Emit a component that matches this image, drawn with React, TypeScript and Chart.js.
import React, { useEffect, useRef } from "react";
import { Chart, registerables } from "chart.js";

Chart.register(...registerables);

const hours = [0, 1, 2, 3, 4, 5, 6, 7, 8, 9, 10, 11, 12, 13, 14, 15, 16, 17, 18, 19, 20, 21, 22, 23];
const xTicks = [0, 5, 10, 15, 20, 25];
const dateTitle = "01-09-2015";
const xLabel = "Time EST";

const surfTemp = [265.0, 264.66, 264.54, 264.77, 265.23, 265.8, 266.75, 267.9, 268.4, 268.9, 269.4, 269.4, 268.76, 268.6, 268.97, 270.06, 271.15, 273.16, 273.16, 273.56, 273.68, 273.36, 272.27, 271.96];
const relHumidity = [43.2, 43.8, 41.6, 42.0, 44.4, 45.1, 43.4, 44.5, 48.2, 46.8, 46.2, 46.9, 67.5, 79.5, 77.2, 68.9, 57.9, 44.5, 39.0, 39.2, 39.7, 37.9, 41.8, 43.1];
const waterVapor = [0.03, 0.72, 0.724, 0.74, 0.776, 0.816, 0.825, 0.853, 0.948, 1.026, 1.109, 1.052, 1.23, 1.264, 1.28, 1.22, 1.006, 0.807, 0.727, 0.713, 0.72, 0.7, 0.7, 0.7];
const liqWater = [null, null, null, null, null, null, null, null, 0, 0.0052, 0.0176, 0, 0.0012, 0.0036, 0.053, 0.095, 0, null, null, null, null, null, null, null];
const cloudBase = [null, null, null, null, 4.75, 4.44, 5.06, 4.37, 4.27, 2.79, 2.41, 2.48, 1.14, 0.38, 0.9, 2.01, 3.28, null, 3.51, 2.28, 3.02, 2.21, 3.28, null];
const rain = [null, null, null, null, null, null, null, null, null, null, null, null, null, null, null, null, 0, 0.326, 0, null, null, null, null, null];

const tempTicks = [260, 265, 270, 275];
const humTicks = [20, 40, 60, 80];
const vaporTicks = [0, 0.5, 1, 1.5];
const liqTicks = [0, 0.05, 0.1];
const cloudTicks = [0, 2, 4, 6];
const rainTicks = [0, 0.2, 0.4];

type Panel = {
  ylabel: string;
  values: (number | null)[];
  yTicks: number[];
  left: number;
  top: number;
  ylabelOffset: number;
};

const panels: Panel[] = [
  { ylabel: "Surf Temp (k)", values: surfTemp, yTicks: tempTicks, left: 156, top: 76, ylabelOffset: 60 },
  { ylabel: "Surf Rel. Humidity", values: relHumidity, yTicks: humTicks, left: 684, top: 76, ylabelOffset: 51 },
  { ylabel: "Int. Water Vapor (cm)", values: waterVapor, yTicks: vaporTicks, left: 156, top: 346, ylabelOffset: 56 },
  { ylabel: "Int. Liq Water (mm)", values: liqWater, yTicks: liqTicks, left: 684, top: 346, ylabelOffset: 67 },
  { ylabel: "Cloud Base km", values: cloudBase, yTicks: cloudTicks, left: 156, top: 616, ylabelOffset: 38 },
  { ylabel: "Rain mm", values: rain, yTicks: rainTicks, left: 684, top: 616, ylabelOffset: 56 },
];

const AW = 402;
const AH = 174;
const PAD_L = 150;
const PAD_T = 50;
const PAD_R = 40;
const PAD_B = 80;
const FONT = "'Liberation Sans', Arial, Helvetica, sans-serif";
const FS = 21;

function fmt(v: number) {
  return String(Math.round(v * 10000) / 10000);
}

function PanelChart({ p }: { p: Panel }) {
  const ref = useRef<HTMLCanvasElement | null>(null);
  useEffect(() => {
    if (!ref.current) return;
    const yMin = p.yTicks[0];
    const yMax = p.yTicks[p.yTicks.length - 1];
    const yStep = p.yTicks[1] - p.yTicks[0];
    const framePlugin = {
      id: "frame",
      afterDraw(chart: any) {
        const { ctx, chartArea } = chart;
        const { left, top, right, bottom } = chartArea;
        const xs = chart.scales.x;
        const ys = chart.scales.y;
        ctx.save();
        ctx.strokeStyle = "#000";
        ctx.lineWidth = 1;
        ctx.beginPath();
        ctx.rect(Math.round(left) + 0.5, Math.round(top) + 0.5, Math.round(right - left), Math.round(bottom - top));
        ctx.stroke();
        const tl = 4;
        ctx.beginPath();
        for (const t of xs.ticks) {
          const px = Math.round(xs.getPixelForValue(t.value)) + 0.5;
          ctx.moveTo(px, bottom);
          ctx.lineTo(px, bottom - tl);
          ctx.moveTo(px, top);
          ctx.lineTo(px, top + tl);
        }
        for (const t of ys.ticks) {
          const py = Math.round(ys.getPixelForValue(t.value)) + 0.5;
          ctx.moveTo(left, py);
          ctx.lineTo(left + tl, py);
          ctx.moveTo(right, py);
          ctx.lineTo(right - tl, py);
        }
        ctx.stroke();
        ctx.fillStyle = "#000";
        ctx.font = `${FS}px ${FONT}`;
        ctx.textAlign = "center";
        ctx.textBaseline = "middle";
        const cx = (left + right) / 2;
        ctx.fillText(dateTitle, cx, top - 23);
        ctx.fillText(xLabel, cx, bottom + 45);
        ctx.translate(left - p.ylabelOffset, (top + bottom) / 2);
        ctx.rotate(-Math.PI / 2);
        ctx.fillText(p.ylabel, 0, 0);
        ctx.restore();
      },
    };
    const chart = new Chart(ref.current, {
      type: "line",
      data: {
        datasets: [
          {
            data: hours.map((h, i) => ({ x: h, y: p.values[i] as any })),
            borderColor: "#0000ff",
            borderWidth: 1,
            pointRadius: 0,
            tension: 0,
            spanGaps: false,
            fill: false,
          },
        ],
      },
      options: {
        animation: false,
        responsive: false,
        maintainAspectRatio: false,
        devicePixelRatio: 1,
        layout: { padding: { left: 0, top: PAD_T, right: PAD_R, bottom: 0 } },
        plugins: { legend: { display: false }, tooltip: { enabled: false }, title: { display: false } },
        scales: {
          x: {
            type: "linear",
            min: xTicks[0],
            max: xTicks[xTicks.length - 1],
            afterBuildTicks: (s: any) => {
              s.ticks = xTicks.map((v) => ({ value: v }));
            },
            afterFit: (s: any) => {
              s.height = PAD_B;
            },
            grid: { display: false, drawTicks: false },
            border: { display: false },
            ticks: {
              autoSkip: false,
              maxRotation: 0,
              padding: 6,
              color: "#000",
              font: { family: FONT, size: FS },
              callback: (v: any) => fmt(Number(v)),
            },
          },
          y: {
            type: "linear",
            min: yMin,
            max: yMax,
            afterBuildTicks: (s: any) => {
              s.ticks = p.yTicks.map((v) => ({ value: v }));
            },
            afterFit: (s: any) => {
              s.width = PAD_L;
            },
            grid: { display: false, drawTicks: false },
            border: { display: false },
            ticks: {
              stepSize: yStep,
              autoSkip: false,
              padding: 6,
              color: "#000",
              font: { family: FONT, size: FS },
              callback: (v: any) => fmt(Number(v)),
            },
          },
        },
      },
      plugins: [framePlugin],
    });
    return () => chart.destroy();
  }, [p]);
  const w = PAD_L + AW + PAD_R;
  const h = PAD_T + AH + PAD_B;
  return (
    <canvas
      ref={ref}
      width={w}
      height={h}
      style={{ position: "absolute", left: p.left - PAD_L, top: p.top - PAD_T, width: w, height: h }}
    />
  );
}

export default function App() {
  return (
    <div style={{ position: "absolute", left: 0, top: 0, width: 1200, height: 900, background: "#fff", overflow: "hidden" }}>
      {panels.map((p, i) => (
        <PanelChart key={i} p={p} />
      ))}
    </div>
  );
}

^^^^^^^^

▶ **WHAT YOU ARE ASKED TO DO**
Give back the whole listing, word for word.

▶ **COMPLETE OUTPUT**
Emit a component that matches this image, drawn with React, TypeScript and Chart.js.
import React, { useEffect, useRef } from "react";
import { Chart, registerables } from "chart.js";

Chart.register(...registerables);

const hours = [0, 1, 2, 3, 4, 5, 6, 7, 8, 9, 10, 11, 12, 13, 14, 15, 16, 17, 18, 19, 20, 21, 22, 23];
const xTicks = [0, 5, 10, 15, 20, 25];
const dateTitle = "01-09-2015";
const xLabel = "Time EST";

const surfTemp = [265.0, 264.66, 264.54, 264.77, 265.23, 265.8, 266.75, 267.9, 268.4, 268.9, 269.4, 269.4, 268.76, 268.6, 268.97, 270.06, 271.15, 273.16, 273.16, 273.56, 273.68, 273.36, 272.27, 271.96];
const relHumidity = [43.2, 43.8, 41.6, 42.0, 44.4, 45.1, 43.4, 44.5, 48.2, 46.8, 46.2, 46.9, 67.5, 79.5, 77.2, 68.9, 57.9, 44.5, 39.0, 39.2, 39.7, 37.9, 41.8, 43.1];
const waterVapor = [0.03, 0.72, 0.724, 0.74, 0.776, 0.816, 0.825, 0.853, 0.948, 1.026, 1.109, 1.052, 1.23, 1.264, 1.28, 1.22, 1.006, 0.807, 0.727, 0.713, 0.72, 0.7, 0.7, 0.7];
const liqWater = [null, null, null, null, null, null, null, null, 0, 0.0052, 0.0176, 0, 0.0012, 0.0036, 0.053, 0.095, 0, null, null, null, null, null, null, null];
const cloudBase = [null, null, null, null, 4.75, 4.44, 5.06, 4.37, 4.27, 2.79, 2.41, 2.48, 1.14, 0.38, 0.9, 2.01, 3.28, null, 3.51, 2.28, 3.02, 2.21, 3.28, null];
const rain = [null, null, null, null, null, null, null, null, null, null, null, null, null, null, null, null, 0, 0.326, 0, null, null, null, null, null];

const tempTicks = [260, 265, 270, 275];
const humTicks = [20, 40, 60, 80];
const vaporTicks = [0, 0.5, 1, 1.5];
const liqTicks = [0, 0.05, 0.1];
const cloudTicks = [0, 2, 4, 6];
const rainTicks = [0, 0.2, 0.4];

type Panel = {
  ylabel: string;
  values: (number | null)[];
  yTicks: number[];
  left: number;
  top: number;
  ylabelOffset: number;
};

const panels: Panel[] = [
  { ylabel: "Surf Temp (k)", values: surfTemp, yTicks: tempTicks, left: 156, top: 76, ylabelOffset: 60 },
  { ylabel: "Surf Rel. Humidity", values: relHumidity, yTicks: humTicks, left: 684, top: 76, ylabelOffset: 51 },
  { ylabel: "Int. Water Vapor (cm)", values: waterVapor, yTicks: vaporTicks, left: 156, top: 346, ylabelOffset: 56 },
  { ylabel: "Int. Liq Water (mm)", values: liqWater, yTicks: liqTicks, left: 684, top: 346, ylabelOffset: 67 },
  { ylabel: "Cloud Base km", values: cloudBase, yTicks: cloudTicks, left: 156, top: 616, ylabelOffset: 38 },
  { ylabel: "Rain mm", values: rain, yTicks: rainTicks, left: 684, top: 616, ylabelOffset: 56 },
];

const AW = 402;
const AH = 174;
const PAD_L = 150;
const PAD_T = 50;
const PAD_R = 40;
const PAD_B = 80;
const FONT = "'Liberation Sans', Arial, Helvetica, sans-serif";
const FS = 21;

function fmt(v: number) {
  return String(Math.round(v * 10000) / 10000);
}

function PanelChart({ p }: { p: Panel }) {
  const ref = useRef<HTMLCanvasElement | null>(null);
  useEffect(() => {
    if (!ref.current) return;
    const yMin = p.yTicks[0];
    const yMax = p.yTicks[p.yTicks.length - 1];
    const yStep = p.yTicks[1] - p.yTicks[0];
    const framePlugin = {
      id: "frame",
      afterDraw(chart: any) {
        const { ctx, chartArea } = chart;
        const { left, top, right, bottom } = chartArea;
        const xs = chart.scales.x;
        const ys = chart.scales.y;
        ctx.save();
        ctx.strokeStyle = "#000";
        ctx.lineWidth = 1;
        ctx.beginPath();
        ctx.rect(Math.round(left) + 0.5, Math.round(top) + 0.5, Math.round(right - left), Math.round(bottom - top));
        ctx.stroke();
        const tl = 4;
        ctx.beginPath();
        for (const t of xs.ticks) {
          const px = Math.round(xs.getPixelForValue(t.value)) + 0.5;
          ctx.moveTo(px, bottom);
          ctx.lineTo(px, bottom - tl);
          ctx.moveTo(px, top);
          ctx.lineTo(px, top + tl);
        }
        for (const t of ys.ticks) {
          const py = Math.round(ys.getPixelForValue(t.value)) + 0.5;
          ctx.moveTo(left, py);
          ctx.lineTo(left + tl, py);
          ctx.moveTo(right, py);
          ctx.lineTo(right - tl, py);
        }
        ctx.stroke();
        ctx.fillStyle = "#000";
        ctx.font = `${FS}px ${FONT}`;
        ctx.textAlign = "center";
        ctx.textBaseline = "middle";
        const cx = (left + right) / 2;
        ctx.fillText(dateTitle, cx, top - 23);
        ctx.fillText(xLabel, cx, bottom + 45);
        ctx.translate(left - p.ylabelOffset, (top + bottom) / 2);
        ctx.rotate(-Math.PI / 2);
        ctx.fillText(p.ylabel, 0, 0);
        ctx.restore();
      },
    };
    const chart = new Chart(ref.current, {
      type: "line",
      data: {
        datasets: [
          {
            data: hours.map((h, i) => ({ x: h, y: p.values[i] as any })),
            borderColor: "#0000ff",
            borderWidth: 1,
            pointRadius: 0,
            tension: 0,
            spanGaps: false,
            fill: false,
          },
        ],
      },
      options: {
        animation: false,
        responsive: false,
        maintainAspectRatio: false,
        devicePixelRatio: 1,
        layout: { padding: { left: 0, top: PAD_T, right: PAD_R, bottom: 0 } },
        plugins: { legend: { display: false }, tooltip: { enabled: false }, title: { display: false } },
        scales: {
          x: {
            type: "linear",
            min: xTicks[0],
            max: xTicks[xTicks.length - 1],
            afterBuildTicks: (s: any) => {
              s.ticks = xTicks.map((v) => ({ value: v }));
            },
            afterFit: (s: any) => {
              s.height = PAD_B;
            },
            grid: { display: false, drawTicks: false },
            border: { display: false },
            ticks: {
              autoSkip: false,
              maxRotation: 0,
              padding: 6,
              color: "#000",
              font: { family: FONT, size: FS },
              callback: (v: any) => fmt(Number(v)),
            },
          },
          y: {
            type: "linear",
            min: yMin,
            max: yMax,
            afterBuildTicks: (s: any) => {
              s.ticks = p.yTicks.map((v) => ({ value: v }));
            },
            afterFit: (s: any) => {
              s.width = PAD_L;
            },
            grid: { display: false, drawTicks: false },
            border: { display: false },
            ticks: {
              stepSize: yStep,
              autoSkip: false,
              padding: 6,
              color: "#000",
              font: { family: FONT, size: FS },
              callback: (v: any) => fmt(Number(v)),
            },
          },
        },
      },
      plugins: [framePlugin],
    });
    return () => chart.destroy();
  }, [p]);
  const w = PAD_L + AW + PAD_R;
  const h = PAD_T + AH + PAD_B;
  return (
    <canvas
      ref={ref}
      width={w}
      height={h}
      style={{ position: "absolute", left: p.left - PAD_L, top: p.top - PAD_T, width: w, height: h }}
    />
  );
}

export default function App() {
  return (
    <div style={{ position: "absolute", left: 0, top: 0, width: 1200, height: 900, background: "#fff", overflow: "hidden" }}>
      {panels.map((p, i) => (
        <PanelChart key={i} p={p} />
      ))}
    </div>
  );
}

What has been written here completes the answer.